Almeno due dei saggi contenuti in R/esistenze lesbiche, quello di M.-J. Bonnet (pp. 80-103), che trae spunto da una pièce teatrale, Le Verfügbar aux Enfers, scritta nel campo di Ravensbrück da Germaine Tillion e dalle sue compagne nell'autunno del 1944, e quello di R. Osborne (pp. 127-151), si occupano dell'immagine del lesbismo nei campi di concentramento, luoghi per eccellenza di una disumanizzazione orchestrata dai gerarchi. Un'immagine non certo positiva, nemmeno tra le internate : particolarmente severa era la riprovazione, anche nelle carceri spagnole sotto il franchismo, delle "prigioniere politiche" militanti nel Partito comunista, desiderose di distinguersi dalle prigioniere comuni e propense a vedere in certi comportamenti "devianti" una forma di debolezza nei confronti dell'oppressione, alla quale andava invece opposta, secondo queste "monache rosse" (p. 145), la massima fermezza e integrità morale. Sta di fatto che, seppur mal vista, l'omosessualità, e il lesbismo nel caso specifico, non ha mai cessato di esistere né nelle carceri né nei lager, anzi, la sua ombra appare persino nei resoconti provenienti, per l'Italia, da istituzioni propriamente fasciste, quale fu l'Accademia di educazione fisica femminile di Orvieto (P. Guazzo, pp. 113-115).

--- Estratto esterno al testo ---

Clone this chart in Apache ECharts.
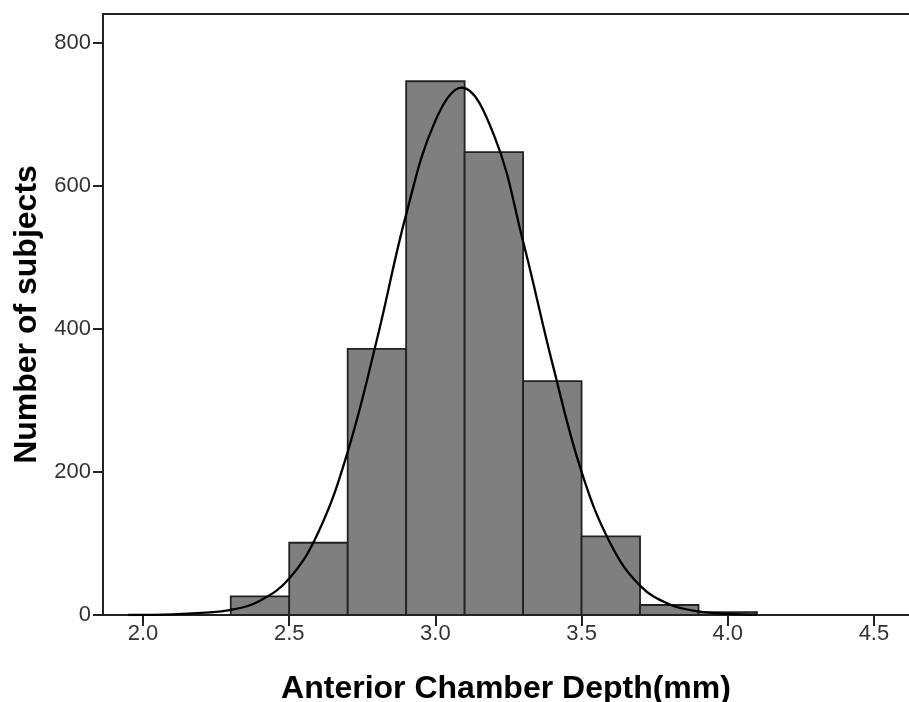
<!DOCTYPE html>
<html>
<head>
<meta charset="utf-8">
<script src="https://cdn.jsdelivr.net/npm/echarts@6/dist/echarts.min.js"></script>
<style>
  html, body { margin: 0; padding: 0; background: #fff; }
  #chart { width: 909px; height: 702px; }
</style>
</head>
<body>
<div id="chart"></div>
<script>
// histogram bins (mm) and counts
const binEdges = [2.3, 2.5, 2.7, 2.9, 3.1, 3.3, 3.5, 3.7, 3.9, 4.1]
const counts = [26, 101, 372, 746, 647, 327, 110, 14, 4]

// fitted normal curve
const curveX = [1.95, 2.1, 2.2, 2.3, 2.4, 2.5, 2.6, 2.7, 2.8, 2.9, 3.0, 3.09, 3.2, 3.3, 3.4, 3.5, 3.6, 3.7, 3.8, 3.9, 4.0, 4.1]
const curveY = [0, 1, 3, 7, 20, 51, 116, 228, 385, 560, 691, 737, 671, 522, 352, 200, 99, 41, 15, 5, 1.5, 0.4]

const xTicks = [2.0, 2.5, 3.0, 3.5, 4.0, 4.5]
const yTicks = [0, 200, 400, 600, 800]

const bins = counts.map((c, i) => [binEdges[i], binEdges[i + 1], c])
const curve = curveX.map((x, i) => [x, curveY[i]])

const labelFont = '"Liberation Sans Narrow", "Liberation Sans", Arial, sans-serif'
const titleFont = '"Liberation Sans", Arial, sans-serif'

const chart = echarts.init(document.getElementById('chart'))
chart.setOption({
  animation: false,
  grid: { left: 103, right: 0, top: 14, bottom: 87, outerBoundsMode: 'none', containLabel: false },
  xAxis: [{
    type: 'value',
    min: 1.863,
    max: 4.62,
    name: 'Anterior Chamber Depth(mm)',
    nameLocation: 'middle',
    nameGap: 58,
    nameTextStyle: { fontFamily: titleFont, fontWeight: 'bold', fontSize: 32, color: '#000' },
    axisLine: { lineStyle: { color: '#222', width: 2 } },
    axisTick: { customValues: xTicks, length: 11, lineStyle: { color: '#222', width: 2 } },
    axisLabel: {
      customValues: xTicks,
      formatter: v => v.toFixed(1),
      fontFamily: labelFont, fontSize: 22, color: '#333', margin: 8
    },
    splitLine: { show: false }
  }, {
    type: 'value',
    position: 'top',
    min: 1.863,
    max: 4.62,
    axisLine: { show: true, lineStyle: { color: '#222', width: 2 } },
    axisTick: { show: false },
    axisLabel: { show: false },
    splitLine: { show: false }
  }],
  yAxis: {
    type: 'value',
    min: 0,
    max: 840,
    name: 'Number of subjects',
    nameLocation: 'middle',
    nameGap: 60,
    nameTextStyle: { fontFamily: titleFont, fontWeight: 'bold', fontSize: 32, color: '#000' },
    axisLine: { show: true, lineStyle: { color: '#222', width: 2 } },
    axisTick: { show: true, customValues: yTicks, length: 10, lineStyle: { color: '#222', width: 2 } },
    axisLabel: { customValues: yTicks, fontFamily: labelFont, fontSize: 22, color: '#333', margin: 12 },
    splitLine: { show: false }
  },
  series: [{
    type: 'custom',
    data: bins,
    encode: { x: [0, 1], y: 2 },
    renderItem: (params, api) => {
      const p0 = api.coord([api.value(0), api.value(2)])
      const p1 = api.coord([api.value(1), 0])
      return {
        type: 'rect',
        shape: { x: p0[0], y: p0[1], width: p1[0] - p0[0], height: p1[1] - p0[1] },
        style: { fill: '#7f7f7f', stroke: '#222', lineWidth: 1.8 }
      }
    }
  }, {
    type: 'line',
    data: curve,
    smooth: 0.4,
    showSymbol: false,
    lineStyle: { color: '#000', width: 2.3 },
    z: 5
  }]
})
</script>
</body>
</html>
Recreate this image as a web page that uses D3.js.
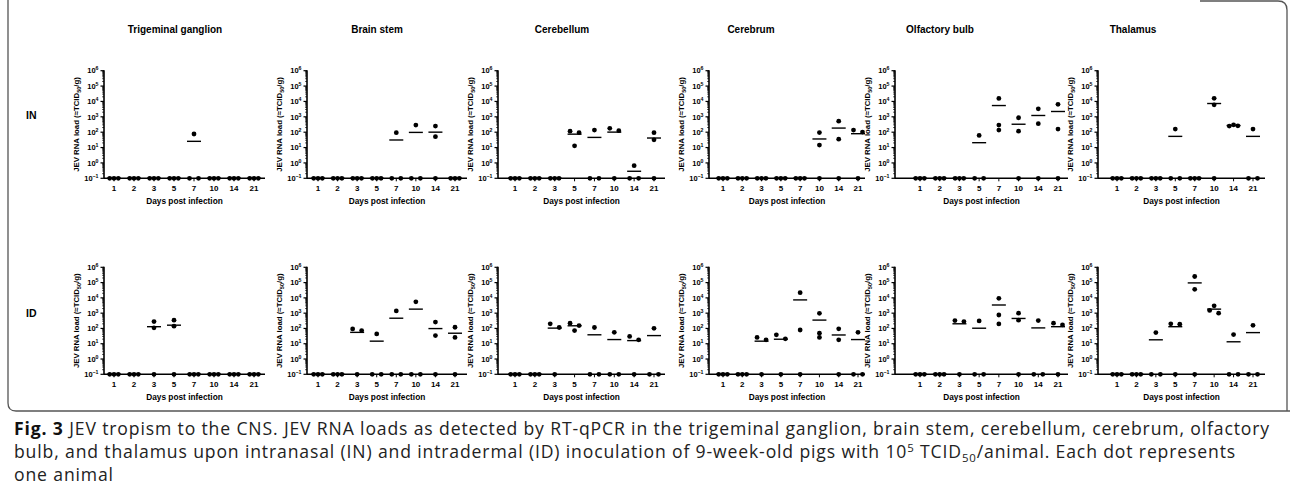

Uno dei meriti di questo volume è senz'altro questo : non solo aiutare la memoria storica degli omosessuali (e non solo) di oggi gettando luce su categorie sociali ingiustamente ignorate dalla storiografia tradizionale, ma anche richiamare l'attenzione su documenti poco noti, quale che sia la loro natura (atti ufficiali, testi letterari, testimonianze o altro), che ci permettono di capire entro quali spazi, e con quali rischi, l'affettività omosessuale continuò, in quelle epoche buie, ad esprimersi, nonostante tutto.